Pictures stay out of your copy, but everything else in the records below must be repeated exactly.

══════════

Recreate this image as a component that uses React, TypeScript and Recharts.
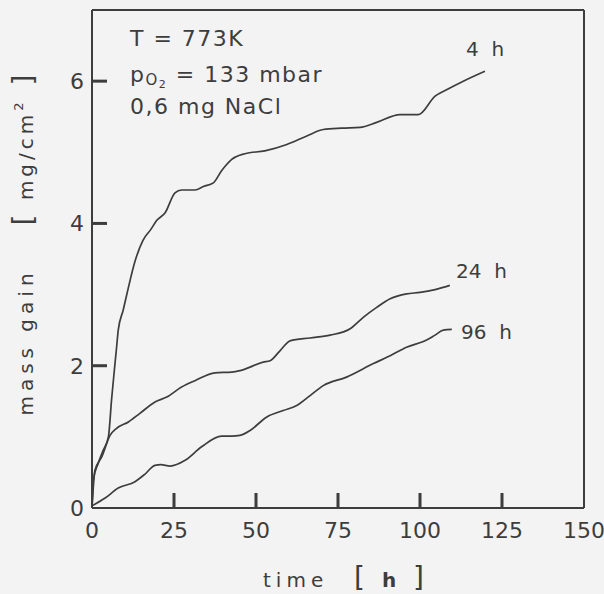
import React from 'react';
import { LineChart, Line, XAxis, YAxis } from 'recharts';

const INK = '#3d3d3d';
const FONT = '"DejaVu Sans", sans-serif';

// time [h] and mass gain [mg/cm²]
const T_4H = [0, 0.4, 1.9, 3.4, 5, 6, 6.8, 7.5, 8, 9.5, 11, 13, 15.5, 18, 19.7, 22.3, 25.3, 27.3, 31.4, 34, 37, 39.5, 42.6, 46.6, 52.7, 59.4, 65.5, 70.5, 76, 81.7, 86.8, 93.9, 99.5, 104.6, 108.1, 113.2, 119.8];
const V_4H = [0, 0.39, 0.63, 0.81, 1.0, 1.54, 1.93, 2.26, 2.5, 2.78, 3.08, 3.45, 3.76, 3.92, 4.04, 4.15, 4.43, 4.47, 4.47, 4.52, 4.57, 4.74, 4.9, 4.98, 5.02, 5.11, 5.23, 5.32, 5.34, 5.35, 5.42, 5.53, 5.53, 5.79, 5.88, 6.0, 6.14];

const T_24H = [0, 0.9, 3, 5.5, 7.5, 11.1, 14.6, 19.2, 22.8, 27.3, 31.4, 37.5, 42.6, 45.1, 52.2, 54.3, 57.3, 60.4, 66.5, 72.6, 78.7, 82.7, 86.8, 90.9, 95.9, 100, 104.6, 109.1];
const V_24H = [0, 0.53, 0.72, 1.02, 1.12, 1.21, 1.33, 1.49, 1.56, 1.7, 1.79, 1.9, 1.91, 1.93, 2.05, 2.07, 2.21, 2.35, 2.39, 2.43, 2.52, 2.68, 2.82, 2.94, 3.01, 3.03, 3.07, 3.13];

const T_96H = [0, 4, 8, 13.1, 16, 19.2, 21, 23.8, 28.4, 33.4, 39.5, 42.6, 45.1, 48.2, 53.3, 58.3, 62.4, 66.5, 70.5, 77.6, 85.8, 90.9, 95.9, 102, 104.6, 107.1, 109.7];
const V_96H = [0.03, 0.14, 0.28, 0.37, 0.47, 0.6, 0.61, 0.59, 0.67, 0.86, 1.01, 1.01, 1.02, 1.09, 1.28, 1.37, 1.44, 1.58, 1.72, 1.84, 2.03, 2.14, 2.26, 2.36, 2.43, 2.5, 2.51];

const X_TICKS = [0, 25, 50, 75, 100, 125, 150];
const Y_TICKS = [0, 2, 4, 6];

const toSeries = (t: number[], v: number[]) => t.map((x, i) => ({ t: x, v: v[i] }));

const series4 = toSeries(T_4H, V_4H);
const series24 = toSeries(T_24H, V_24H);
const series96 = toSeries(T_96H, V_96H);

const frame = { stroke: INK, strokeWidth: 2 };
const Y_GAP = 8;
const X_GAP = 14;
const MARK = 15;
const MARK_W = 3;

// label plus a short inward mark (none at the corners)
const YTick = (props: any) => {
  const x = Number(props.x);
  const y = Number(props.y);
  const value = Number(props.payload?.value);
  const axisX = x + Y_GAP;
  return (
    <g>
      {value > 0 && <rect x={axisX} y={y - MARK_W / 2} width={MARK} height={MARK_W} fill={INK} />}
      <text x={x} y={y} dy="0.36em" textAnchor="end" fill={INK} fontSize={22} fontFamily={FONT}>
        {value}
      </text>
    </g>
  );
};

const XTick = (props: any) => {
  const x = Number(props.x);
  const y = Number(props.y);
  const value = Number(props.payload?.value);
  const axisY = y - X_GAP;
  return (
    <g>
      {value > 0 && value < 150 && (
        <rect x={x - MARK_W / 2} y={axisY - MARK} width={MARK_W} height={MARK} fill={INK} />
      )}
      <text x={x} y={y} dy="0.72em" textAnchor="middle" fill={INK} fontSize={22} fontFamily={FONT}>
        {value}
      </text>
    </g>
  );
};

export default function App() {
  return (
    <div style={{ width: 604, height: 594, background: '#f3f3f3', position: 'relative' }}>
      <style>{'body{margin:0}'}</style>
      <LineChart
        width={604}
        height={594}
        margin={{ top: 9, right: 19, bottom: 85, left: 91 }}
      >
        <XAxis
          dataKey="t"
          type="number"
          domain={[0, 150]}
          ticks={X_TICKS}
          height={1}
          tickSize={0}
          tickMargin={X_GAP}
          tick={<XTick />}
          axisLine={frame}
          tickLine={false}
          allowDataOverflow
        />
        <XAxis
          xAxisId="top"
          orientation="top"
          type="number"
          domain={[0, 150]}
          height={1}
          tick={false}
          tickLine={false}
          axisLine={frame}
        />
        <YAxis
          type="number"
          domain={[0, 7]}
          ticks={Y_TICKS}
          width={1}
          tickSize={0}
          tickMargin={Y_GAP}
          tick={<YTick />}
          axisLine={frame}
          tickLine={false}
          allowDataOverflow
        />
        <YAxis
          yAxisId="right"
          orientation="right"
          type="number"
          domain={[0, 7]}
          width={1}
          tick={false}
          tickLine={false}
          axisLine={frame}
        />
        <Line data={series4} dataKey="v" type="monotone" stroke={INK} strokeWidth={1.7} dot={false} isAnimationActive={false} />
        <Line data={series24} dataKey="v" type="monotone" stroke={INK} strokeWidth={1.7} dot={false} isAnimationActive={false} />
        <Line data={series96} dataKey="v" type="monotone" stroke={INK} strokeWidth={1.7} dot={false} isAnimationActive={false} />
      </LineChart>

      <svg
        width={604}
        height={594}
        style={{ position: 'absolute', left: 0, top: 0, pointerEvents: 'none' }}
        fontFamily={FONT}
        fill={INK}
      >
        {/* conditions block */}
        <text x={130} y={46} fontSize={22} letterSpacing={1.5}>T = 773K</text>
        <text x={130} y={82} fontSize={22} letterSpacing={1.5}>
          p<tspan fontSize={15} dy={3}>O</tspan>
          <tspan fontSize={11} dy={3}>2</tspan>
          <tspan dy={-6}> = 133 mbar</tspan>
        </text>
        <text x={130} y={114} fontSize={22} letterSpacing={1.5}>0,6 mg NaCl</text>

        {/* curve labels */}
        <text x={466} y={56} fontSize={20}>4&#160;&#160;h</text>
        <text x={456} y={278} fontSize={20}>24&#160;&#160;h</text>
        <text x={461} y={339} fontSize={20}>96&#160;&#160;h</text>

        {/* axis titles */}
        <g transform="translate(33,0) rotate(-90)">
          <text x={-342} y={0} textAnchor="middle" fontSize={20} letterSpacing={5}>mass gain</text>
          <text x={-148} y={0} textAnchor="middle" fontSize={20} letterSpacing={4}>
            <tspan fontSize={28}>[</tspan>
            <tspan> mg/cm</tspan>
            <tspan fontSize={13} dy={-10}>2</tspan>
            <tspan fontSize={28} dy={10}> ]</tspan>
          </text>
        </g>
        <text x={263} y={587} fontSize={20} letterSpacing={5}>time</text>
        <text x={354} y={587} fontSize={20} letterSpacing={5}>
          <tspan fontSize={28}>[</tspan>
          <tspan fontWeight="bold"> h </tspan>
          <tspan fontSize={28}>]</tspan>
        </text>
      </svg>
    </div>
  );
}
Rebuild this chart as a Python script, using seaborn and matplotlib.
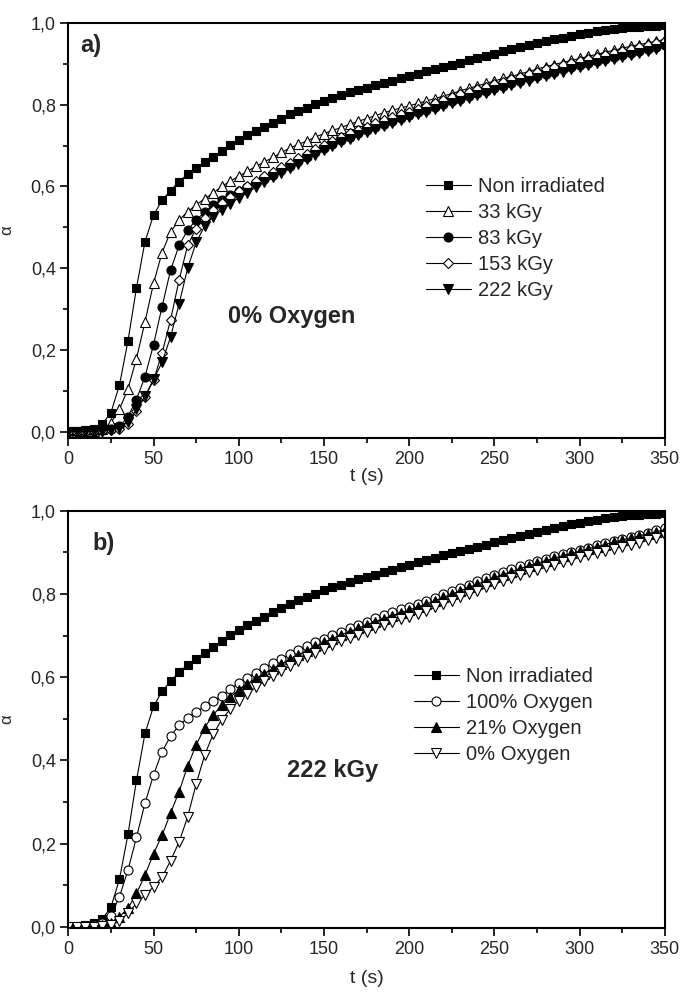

══════════

## [SOLUTION FOR THIS PROBLEM]
Recreate this image as a component that uses React, TypeScript and Recharts.
import React from 'react';
import { LineChart, Line, XAxis, YAxis } from 'recharts';

const INK = '#3d3d3d';
const FONT = '"DejaVu Sans", sans-serif';

// time [h] and mass gain [mg/cm²]
const T_4H = [0, 0.4, 1.9, 3.4, 5, 6, 6.8, 7.5, 8, 9.5, 11, 13, 15.5, 18, 19.7, 22.3, 25.3, 27.3, 31.4, 34, 37, 39.5, 42.6, 46.6, 52.7, 59.4, 65.5, 70.5, 76, 81.7, 86.8, 93.9, 99.5, 104.6, 108.1, 113.2, 119.8];
const V_4H = [0, 0.39, 0.63, 0.81, 1.0, 1.54, 1.93, 2.26, 2.5, 2.78, 3.08, 3.45, 3.76, 3.92, 4.04, 4.15, 4.43, 4.47, 4.47, 4.52, 4.57, 4.74, 4.9, 4.98, 5.02, 5.11, 5.23, 5.32, 5.34, 5.35, 5.42, 5.53, 5.53, 5.79, 5.88, 6.0, 6.14];

const T_24H = [0, 0.9, 3, 5.5, 7.5, 11.1, 14.6, 19.2, 22.8, 27.3, 31.4, 37.5, 42.6, 45.1, 52.2, 54.3, 57.3, 60.4, 66.5, 72.6, 78.7, 82.7, 86.8, 90.9, 95.9, 100, 104.6, 109.1];
const V_24H = [0, 0.53, 0.72, 1.02, 1.12, 1.21, 1.33, 1.49, 1.56, 1.7, 1.79, 1.9, 1.91, 1.93, 2.05, 2.07, 2.21, 2.35, 2.39, 2.43, 2.52, 2.68, 2.82, 2.94, 3.01, 3.03, 3.07, 3.13];

const T_96H = [0, 4, 8, 13.1, 16, 19.2, 21, 23.8, 28.4, 33.4, 39.5, 42.6, 45.1, 48.2, 53.3, 58.3, 62.4, 66.5, 70.5, 77.6, 85.8, 90.9, 95.9, 102, 104.6, 107.1, 109.7];
const V_96H = [0.03, 0.14, 0.28, 0.37, 0.47, 0.6, 0.61, 0.59, 0.67, 0.86, 1.01, 1.01, 1.02, 1.09, 1.28, 1.37, 1.44, 1.58, 1.72, 1.84, 2.03, 2.14, 2.26, 2.36, 2.43, 2.5, 2.51];

const X_TICKS = [0, 25, 50, 75, 100, 125, 150];
const Y_TICKS = [0, 2, 4, 6];

const toSeries = (t: number[], v: number[]) => t.map((x, i) => ({ t: x, v: v[i] }));

const series4 = toSeries(T_4H, V_4H);
const series24 = toSeries(T_24H, V_24H);
const series96 = toSeries(T_96H, V_96H);

const frame = { stroke: INK, strokeWidth: 2 };
const Y_GAP = 8;
const X_GAP = 14;
const MARK = 15;
const MARK_W = 3;

// label plus a short inward mark (none at the corners)
const YTick = (props: any) => {
  const x = Number(props.x);
  const y = Number(props.y);
  const value = Number(props.payload?.value);
  const axisX = x + Y_GAP;
  return (
    <g>
      {value > 0 && <rect x={axisX} y={y - MARK_W / 2} width={MARK} height={MARK_W} fill={INK} />}
      <text x={x} y={y} dy="0.36em" textAnchor="end" fill={INK} fontSize={22} fontFamily={FONT}>
        {value}
      </text>
    </g>
  );
};

const XTick = (props: any) => {
  const x = Number(props.x);
  const y = Number(props.y);
  const value = Number(props.payload?.value);
  const axisY = y - X_GAP;
  return (
    <g>
      {value > 0 && value < 150 && (
        <rect x={x - MARK_W / 2} y={axisY - MARK} width={MARK_W} height={MARK} fill={INK} />
      )}
      <text x={x} y={y} dy="0.72em" textAnchor="middle" fill={INK} fontSize={22} fontFamily={FONT}>
        {value}
      </text>
    </g>
  );
};

export default function App() {
  return (
    <div style={{ width: 604, height: 594, background: '#f3f3f3', position: 'relative' }}>
      <style>{'body{margin:0}'}</style>
      <LineChart
        width={604}
        height={594}
        margin={{ top: 9, right: 19, bottom: 85, left: 91 }}
      >
        <XAxis
          dataKey="t"
          type="number"
          domain={[0, 150]}
          ticks={X_TICKS}
          height={1}
          tickSize={0}
          tickMargin={X_GAP}
          tick={<XTick />}
          axisLine={frame}
          tickLine={false}
          allowDataOverflow
        />
        <XAxis
          xAxisId="top"
          orientation="top"
          type="number"
          domain={[0, 150]}
          height={1}
          tick={false}
          tickLine={false}
          axisLine={frame}
        />
        <YAxis
          type="number"
          domain={[0, 7]}
          ticks={Y_TICKS}
          width={1}
          tickSize={0}
          tickMargin={Y_GAP}
          tick={<YTick />}
          axisLine={frame}
          tickLine={false}
          allowDataOverflow
        />
        <YAxis
          yAxisId="right"
          orientation="right"
          type="number"
          domain={[0, 7]}
          width={1}
          tick={false}
          tickLine={false}
          axisLine={frame}
        />
        <Line data={series4} dataKey="v" type="monotone" stroke={INK} strokeWidth={1.7} dot={false} isAnimationActive={false} />
        <Line data={series24} dataKey="v" type="monotone" stroke={INK} strokeWidth={1.7} dot={false} isAnimationActive={false} />
        <Line data={series96} dataKey="v" type="monotone" stroke={INK} strokeWidth={1.7} dot={false} isAnimationActive={false} />
      </LineChart>

      <svg
        width={604}
        height={594}
        style={{ position: 'absolute', left: 0, top: 0, pointerEvents: 'none' }}
        fontFamily={FONT}
        fill={INK}
      >
        {/* conditions block */}
        <text x={130} y={46} fontSize={22} letterSpacing={1.5}>T = 773K</text>
        <text x={130} y={82} fontSize={22} letterSpacing={1.5}>
          p<tspan fontSize={15} dy={3}>O</tspan>
          <tspan fontSize={11} dy={3}>2</tspan>
          <tspan dy={-6}> = 133 mbar</tspan>
        </text>
        <text x={130} y={114} fontSize={22} letterSpacing={1.5}>0,6 mg NaCl</text>

        {/* curve labels */}
        <text x={466} y={56} fontSize={20}>4&#160;&#160;h</text>
        <text x={456} y={278} fontSize={20}>24&#160;&#160;h</text>
        <text x={461} y={339} fontSize={20}>96&#160;&#160;h</text>

        {/* axis titles */}
        <g transform="translate(33,0) rotate(-90)">
          <text x={-342} y={0} textAnchor="middle" fontSize={20} letterSpacing={5}>mass gain</text>
          <text x={-148} y={0} textAnchor="middle" fontSize={20} letterSpacing={4}>
            <tspan fontSize={28}>[</tspan>
            <tspan> mg/cm</tspan>
            <tspan fontSize={13} dy={-10}>2</tspan>
            <tspan fontSize={28} dy={10}> ]</tspan>
          </text>
        </g>
        <text x={263} y={587} fontSize={20} letterSpacing={5}>time</text>
        <text x={354} y={587} fontSize={20} letterSpacing={5}>
          <tspan fontSize={28}>[</tspan>
          <tspan fontWeight="bold"> h </tspan>
          <tspan fontSize={28}>]</tspan>
        </text>
      </svg>
    </div>
  );
}
Rebuild this chart as a Python script, using seaborn and matplotlib.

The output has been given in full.